From a business perspective, different transactions in your apps will often be related to each other. By creating a sibling relationship between the related transactions, you can provide your users with a way to see and leverage these relationships in a meaningful and helpful way.
This may sound too abstract, so let’s look at an example. Let’s say we have one Onit app that handles contract approvals and another that handles invoices. Though these are entirely separate apps with different types of data and workflows, sometimes the information in a contract will be related to information in an invoice. When this is the case, you may want to show this relationship to your users right in the Onit user interface.
Onit offers a simple and intuitive way to accomplish this: On each app’s View Page, you can give users a button to relate a contract to an invoice (or vice-versa).
After using this button to establish a relationship, every user that views either the legal matter transaction or the contract transaction will be able to see this relationship right on each transaction's View Page; when viewing the legal matter, a link to the contract will be visible, and vice-versa. Best of all, the relationship doesn’t have to be one-to-one -- you can relate as many contracts to as many legal matters as necessary.
Implementing sibling relationships can be an incredibly robust addition to your app-building tool belt, allowing users to connect their data in meaningful and flexible ways. In this tutorial, we’ll explain how to set up sibling relationships like the above example.
A note on sibling relationships vs parent-child relationships:
Sibling relationships aren’t the only types of relationships that you can create in Onit. You can also create parent-child relationships. While some aspects of these relationship types are similar, sibling relationships are distinct from parent-child relationships in the following ways:
- Sibling relationships don't create a hierarchy between transactions; parent-child relationships do.
- Both transactions in a sibling relationship can have multiple sibling relationships with other transactions. However, a child transaction can only have a single-parent transaction.
- Sibling relationships are generally a more flexible way of associating transactions; they tend to be easier to configure a workflow or permission structure around.
Whether you use a sibling or parent-child relationship depends entirely on your business case. We recommend that you default to sibling relationships until you find a use case requiring a one-to-one parent-child relationship.
Check out Creating a Parent-Child Relationship for more info.
Before We Start ...
This tutorial will assume you understand the following concepts:
Let's Get Started!
There are two different ways to create Sibling relationships in Onit. To develop simple relationships, use the Related Apps node in the Advanced Designer. For more complex relationships, configure the relationship with a ManytoMany Field.
1. Configure the relationship with Related Apps
Browse to the Related Apps node in the Advanced Designer.
Click the Plus button to create a new relationship. Then, choose the appropriate relationship from the dropdown, in this case choose "Sibling".
Click Save to create the relationship.
2. Create using a ManyToMany Field in Your First App
In this tutorial, we’ll associate an Invoices app and a Contract Approval app as siblings. This will enable our users to relate contracts to legal matters and vice versa.

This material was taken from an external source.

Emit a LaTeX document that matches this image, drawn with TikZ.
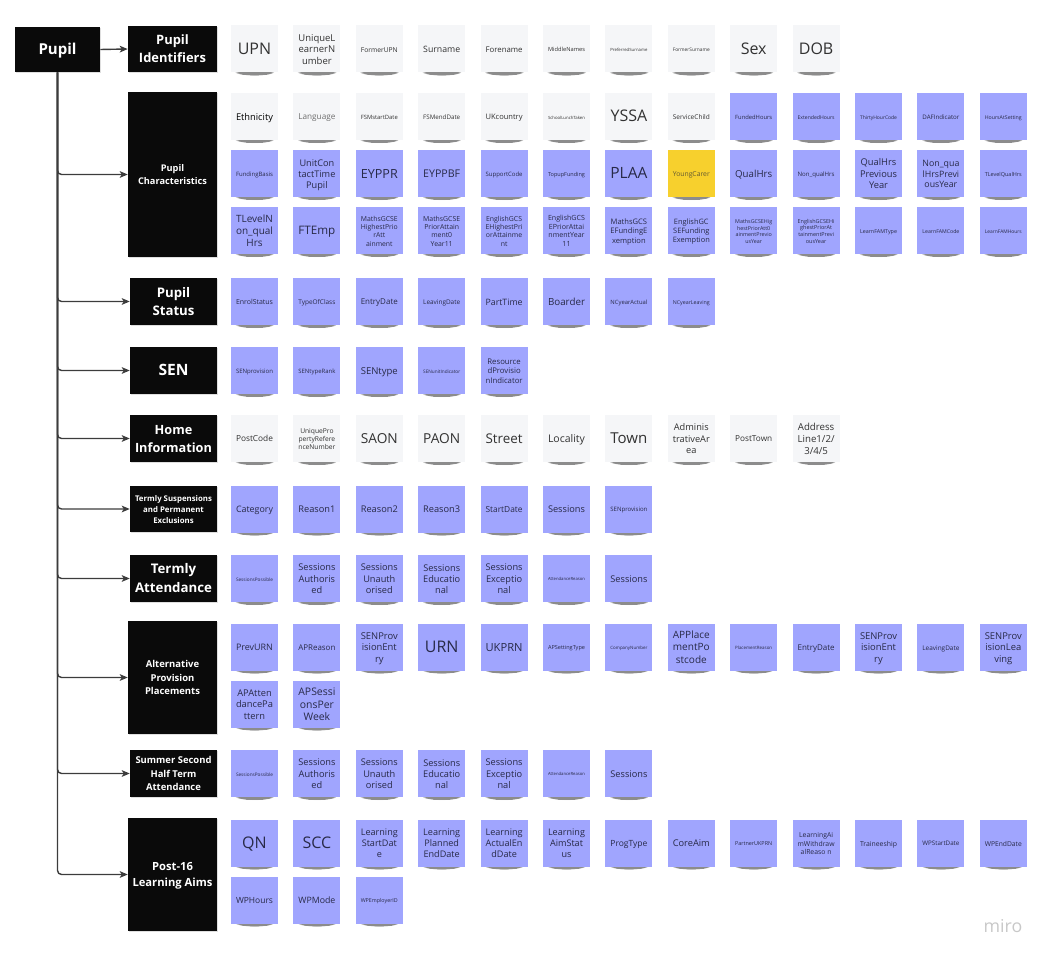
\documentclass[tikz,border=0pt]{standalone}
\usepackage{fontspec}
\setmainfont{Open Sans}
\usepackage{graphicx}
\usetikzlibrary{arrows.meta,shadows,fadings}

% palette
\definecolor{notebl}{RGB}{160,165,254}
\definecolor{notewh}{RGB}{245,246,248}
\definecolor{noteyl}{RGB}{247,208,45}
\definecolor{hdark}{RGB}{10,10,10}
\definecolor{linegr}{RGB}{60,60,60}
\definecolor{inkbl}{RGB}{40,42,72}
\definecolor{inkwh}{RGB}{50,50,50}
\definecolor{inklt}{RGB}{110,110,110}
\definecolor{logogr}{RGB}{200,200,200}

% sticky-note text: set at 12pt, shrink to fit the note width,
% then sit it a little below the optical centre
\newsavebox\notebox
\newsavebox\notefit
\newcommand\fitnote[1]{%
  \sbox\notebox{\fontsize{12}{14.6}\selectfont\begin{tabular}{@{}c@{}}#1\end{tabular}}%
  \ifdim\wd\notebox>27.75pt
    \sbox\notefit{\resizebox{27.75pt}{!}{\usebox\notebox}}%
  \else
    \sbox\notefit{\usebox\notebox}%
  \fi
  \raisebox{0pt}[\dimexpr\ht\notefit+2.2pt\relax][\dp\notefit]{\usebox\notefit}}
% header text: bold, scaled to a given width
\newcommand\fithead[2]{%
  \sbox\notebox{\bfseries\fontsize{12}{16.8}\selectfont\begin{tabular}{@{}c@{}}#2\end{tabular}}%
  \sbox\notefit{\resizebox{#1}{!}{\usebox\notebox}}%
  \raisebox{0pt}[\dimexpr\ht\notefit+1.6pt\relax][\dp\notefit]{\usebox\notefit}}

\tikzset{
  note/.style={rectangle, inner sep=0pt, minimum width=35.25pt, minimum height=35.25pt},
  bnote/.style={note, fill=notebl, text=inkbl},
  wnote/.style={note, fill=notewh, text=inkwh},
  ynote/.style={note, fill=noteyl, text=inkwh!75!noteyl},
  notesh/.style={fill=black, opacity=0.45, path fading=circle with fuzzy edge 20 percent},
  hbox/.style={rectangle, fill=hdark, text=white, inner sep=0pt,
    drop shadow={opacity=0.25, shadow xshift=1pt, shadow yshift=-1pt}},
  conn/.style={draw=linegr, line width=1.05pt, rounded corners=3pt,
    -{Stealth[length=6pt, width=5pt, inset=1.5pt]}},
}

% sticky note: [style]{name}{column}{row centre y}{text}
\newcommand\stick[5][bnote]{%
  \fill[notesh] ({254.5+62.4*#3},{#4+23}) ellipse [x radius=20, y radius=3.6];
  \node[#1] (#2) at ({254.5+62.4*#3},#4) {\fitnote{#5}};}

% black group box: {name}{x1}{y1}{x2}{y2}{text width}{text}
\newcommand\hd[7]{%
  \node[hbox, minimum width={(#4-#2)*0.75pt}, minimum height={(#5-#3)*0.75pt}]
    (#1) at ({(#2+#4)/2},{(#3+#5)/2}) {\fithead{#6}{#7}};}

\begin{document}
\begin{tikzpicture}[x=0.75pt, y=-0.75pt]
\path[use as bounding box] (0,0) rectangle (1046,955);

% ---------- group boxes ----------
\hd{pupil}{15}{27}{100}{72}{28.5pt}{Pupil}
\hd{ident}{128}{26}{217}{72}{50.25pt}{Pupil\\Identifiers}
\hd{char}{128}{92}{217}{257}{51.75pt}{Pupil\\Characteristics}
\hd{status}{130}{278}{217}{325}{31.5pt}{Pupil\\Status}
\hd{sen}{130}{347}{217}{394}{22.5pt}{SEN}
\hd{home}{130}{415}{217}{462}{57.75pt}{Home\\Information}
\hd{susp}{130}{486}{217}{532}{57.75pt}{Termly Suspensions\\and Permanent\\Exclusions}
\hd{att}{130}{555}{217}{602}{57.75pt}{Termly\\Attendance}
\hd{ap}{128}{621}{217}{734}{41.25pt}{Alternative\\Provision\\Placements}
\hd{summer}{130}{750}{217}{797}{57pt}{Summer Second\\Half Term\\Attendance}
\hd{post}{128}{818}{217}{931}{60pt}{Post-16\\Learning Aims}

% ---------- connectors ----------
\draw[conn] (pupil.east) -- (ident.west);
\foreach \t in {char,status,sen,home,susp,att,ap,summer,post}
  \draw[conn] (pupil.south) |- (\t.west);

% ---------- Pupil Identifiers ----------
\stick[wnote]{id0}{0}{49}{UPN}
\stick[wnote]{id1}{1}{49}{UniqueL\\earnerN\\umber}
\stick[wnote]{id2}{2}{49}{FormerUPN}
\stick[wnote]{id3}{3}{49}{Surname}
\stick[wnote]{id4}{4}{49}{Forename}
\stick[wnote]{id5}{5}{49}{MiddleNames}
\stick[wnote]{id6}{6}{49}{PreferredSurname}
\stick[wnote]{id7}{7}{49}{FormerSurname}
\stick[wnote]{id8}{8}{49}{Sex}
\stick[wnote]{id9}{9}{49}{DOB}

% ---------- Pupil Characteristics ----------
\stick[wnote,text=black]{ca0}{0}{116.5}{Ethnicity}
\stick[wnote,text=inklt]{ca1}{1}{116.5}{Language}
\stick[wnote]{ca2}{2}{116.5}{FSMstartDate}
\stick[wnote]{ca3}{3}{116.5}{FSMendDate}
\stick[wnote]{ca4}{4}{116.5}{UKcountry}
\stick[wnote]{ca5}{5}{116.5}{SchoolLunchTaken}
\stick[wnote]{ca6}{6}{116.5}{YSSA}
\stick[wnote]{ca7}{7}{116.5}{ServiceChild}
\stick{ca8}{8}{116.5}{FundedHours}
\stick{ca9}{9}{116.5}{ExtendedHours}
\stick{ca10}{10}{116.5}{ThirtyHourCode}
\stick{ca11}{11}{116.5}{DAFIndicator}
\stick{ca12}{12}{116.5}{HoursAtSetting}

\stick{cb0}{0}{173.5}{FundingBasis}
\stick{cb1}{1}{173.5}{UnitCon\\tactTime\\Pupil}
\stick{cb2}{2}{173.5}{EYPPR}
\stick{cb3}{3}{173.5}{EYPPBF}
\stick{cb4}{4}{173.5}{SupportCode}
\stick{cb5}{5}{173.5}{TopupFunding}
\stick{cb6}{6}{173.5}{PLAA}
\stick[ynote]{cb7}{7}{173.5}{YoungCarer}
\stick{cb8}{8}{173.5}{QualHrs}
\stick{cb9}{9}{173.5}{Non\_qualHrs}
\stick{cb10}{10}{173.5}{QualHrs\\Previous\\Year}
\stick{cb11}{11}{173.5}{Non\_qua\\lHrsPrevi\\ousYear}
\stick{cb12}{12}{173.5}{TLevelQualHrs}

\stick{cc0}{0}{230.5}{TLevelN\\on\_qual\\Hrs}
\stick{cc1}{1}{230.5}{FTEmp}
\stick{cc2}{2}{230.5}{MathsGCSE\\HighestPrio\\rAtt\\ainment}
\stick{cc3}{3}{230.5}{MathsGCSE\\PriorAttain\\ment0\\Year11}
\stick{cc4}{4}{230.5}{EnglishGCS\\EHighestPri\\orAttainme\\nt}
\stick{cc5}{5}{230.5}{EnglishGCS\\EPriorAttai\\nmentYear\\11}
\stick{cc6}{6}{230.5}{MathsGCS\\EFundingE\\xemption}
\stick{cc7}{7}{230.5}{EnglishGC\\SEFunding\\Exemption}
\stick{cc8}{8}{230.5}{MathsGCSEHig\\hestPriorAtt0\\ainmentPrevio\\usYear}
\stick{cc9}{9}{230.5}{EnglishGCSEHi\\ghestPriorAt\\tainmentPrevi\\ousYear}
\stick{cc10}{10}{230.5}{LearnFAMType}
\stick{cc11}{11}{230.5}{LearnFAMCode}
\stick{cc12}{12}{230.5}{LearnFAMHours}

% ---------- Pupil Status ----------
\stick{st0}{0}{301.5}{EnrolStatus}
\stick{st1}{1}{301.5}{TypeOfClass}
\stick{st2}{2}{301.5}{EntryDate}
\stick{st3}{3}{301.5}{LeavingDate}
\stick{st4}{4}{301.5}{PartTime}
\stick{st5}{5}{301.5}{Boarder}
\stick{st6}{6}{301.5}{NCyearActual}
\stick{st7}{7}{301.5}{NCyearLeaving}

% ---------- SEN ----------
\stick{se0}{0}{370.5}{SENprovision}
\stick{se1}{1}{370.5}{SENtypeRank}
\stick{se2}{2}{370.5}{SENtype}
\stick{se3}{3}{370.5}{SENunitIndicator}
\stick{se4}{4}{370.5}{Resource\\dProvisio\\nIndicator}

% ---------- Home Information ----------
\stick[wnote]{ho0}{0}{438.5}{PostCode}
\stick[wnote]{ho1}{1}{438.5}{UniquePro\\pertyRefere\\nceNumber}
\stick[wnote]{ho2}{2}{438.5}{SAON}
\stick[wnote]{ho3}{3}{438.5}{PAON}
\stick[wnote]{ho4}{4}{438.5}{Street}
\stick[wnote]{ho5}{5}{438.5}{Locality}
\stick[wnote]{ho6}{6}{438.5}{Town}
\stick[wnote]{ho7}{7}{438.5}{Adminis\\trativeAr\\ea}
\stick[wnote]{ho8}{8}{438.5}{PostTown}
\stick[wnote]{ho9}{9}{438.5}{Address\\Line1/2/\\3/4/5}

% ---------- Termly Suspensions and Permanent Exclusions ----------
\stick{su0}{0}{509}{Category}
\stick{su1}{1}{509}{Reason1}
\stick{su2}{2}{509}{Reason2}
\stick{su3}{3}{509}{Reason3}
\stick{su4}{4}{509}{StartDate}
\stick{su5}{5}{509}{Sessions}
\stick{su6}{6}{509}{SENprovision}

% ---------- Termly Attendance ----------
\stick{at0}{0}{578.5}{SessionsPossible}
\stick{at1}{1}{578.5}{Sessions\\Authoris\\ed}
\stick{at2}{2}{578.5}{Sessions\\Unauth\\orised}
\stick{at3}{3}{578.5}{Sessions\\Educatio\\nal}
\stick{at4}{4}{578.5}{Sessions\\Exceptio\\nal}
\stick{at5}{5}{578.5}{AttendanceReason}
\stick{at6}{6}{578.5}{Sessions}

% ---------- Alternative Provision Placements ----------
\stick{ap0}{0}{647}{PrevURN}
\stick{ap1}{1}{647}{APReason}
\stick{ap2}{2}{647}{SENProv\\isionEnt\\ry}
\stick{ap3}{3}{647}{URN}
\stick{ap4}{4}{647}{UKPRN}
\stick{ap5}{5}{647}{APSettingType}
\stick{ap6}{6}{647}{CompanyNumber}
\stick{ap7}{7}{647}{APPlace\\mentPo\\stcode}
\stick{ap8}{8}{647}{PlacementReason}
\stick{ap9}{9}{647}{EntryDate}
\stick{ap10}{10}{647}{SENProv\\isionEnt\\ry}
\stick{ap11}{11}{647}{LeavingDate}
\stick{ap12}{12}{647}{SENProv\\isionLea\\ving}
\stick{aq0}{0}{704}{APAtten\\dancePa\\ttern}
\stick{aq1}{1}{704}{APSessi\\onsPer\\Week}

% ---------- Summer Second Half Term Attendance ----------
\stick{sm0}{0}{773.5}{SessionsPossible}
\stick{sm1}{1}{773.5}{Sessions\\Authoris\\ed}
\stick{sm2}{2}{773.5}{Sessions\\Unauth\\orised}
\stick{sm3}{3}{773.5}{Sessions\\Educatio\\nal}
\stick{sm4}{4}{773.5}{Sessions\\Exceptio\\nal}
\stick{sm5}{5}{773.5}{AttendanceReason}
\stick{sm6}{6}{773.5}{Sessions}

% ---------- Post-16 Learning Aims ----------
\stick{pa0}{0}{843}{QN}
\stick{pa1}{1}{843}{SCC}
\stick{pa2}{2}{843}{Learning\\StartDat\\e}
\stick{pa3}{3}{843}{Learning\\Planned\\EndDate}
\stick{pa4}{4}{843}{Learning\\ActualEn\\dDate}
\stick{pa5}{5}{843}{Learning\\AimStat\\us}
\stick{pa6}{6}{843}{ProgType}
\stick{pa7}{7}{843}{CoreAim}
\stick{pa8}{8}{843}{PartnerUKPRN}
\stick{pa9}{9}{843}{LearningAi\\mWithdraw\\alReaso n}
\stick{pa10}{10}{843}{Traineeship}
\stick{pa11}{11}{843}{WPStartDate}
\stick{pa12}{12}{843}{WPEndDate}
\stick{pb0}{0}{900}{WPHours}
\stick{pb1}{1}{900}{WPMode}
\stick{pb2}{2}{900}{WPEmployerID}

% ---------- board logo ----------
\node[text=logogr, inner sep=0pt] (logo) at (1003,926)
  {\resizebox{29pt}{!}{\fontsize{12}{14}\selectfont miro}};
\end{tikzpicture}
\end{document}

We’ll use a special Field Type called ManyToMany to create a sibling relationship. We’ll create one Field of this Type in each app we want to relate.
Open the Wizard for one of the apps that you want to associate as a sibling. We’ll start with our Invoices App.
Create a new Field with a Type of ManyToMany. The Name of this Field will need to be shared by the ManyToMany Field we created in our sibling app so we'll name this Field contractapproval_invoices.
It’s best to name ManyToMany Fields with words that end in an s. Due to a few technical requirements that exist under the Onit hood, this will ensure that everything works correctly.
From the Target App dropdown, select the app you want to be associated with as a sibling.
Select Enforce App Type. This is primarily a nicety for your users -- it prevents them from having to select which app the related transaction lives in (each time they create a sibling relation between two transactions). If this property is selected, Onit will always assume that the related transaction lives in the app specified by the Target App property you selected above.
Update your app.
Create a ManyToMany Field in Your Second App
Open the Wizard for your other app. In this example, this is our Contract Approval app.
Create another ManyToMany Field. The Name of this Field must be the same as the Name used in your sibling app. (For us, that's contractapproval_invoices.)
Select the app that you want to use as a sibling from the Target App dropdown.
Select Enforce App Type.
Update your app.
Check Out Your Work
Congrats! You’ve now associated two apps as siblings.
Look at your newly configured sibling relationship by visiting the associated apps. Open a transaction’s View Page and notice the new panel.
To crosslink transactions between the two apps, select the More icon in the panel, select Relate, and select a transaction from the Transactions dropdown. Select Ok.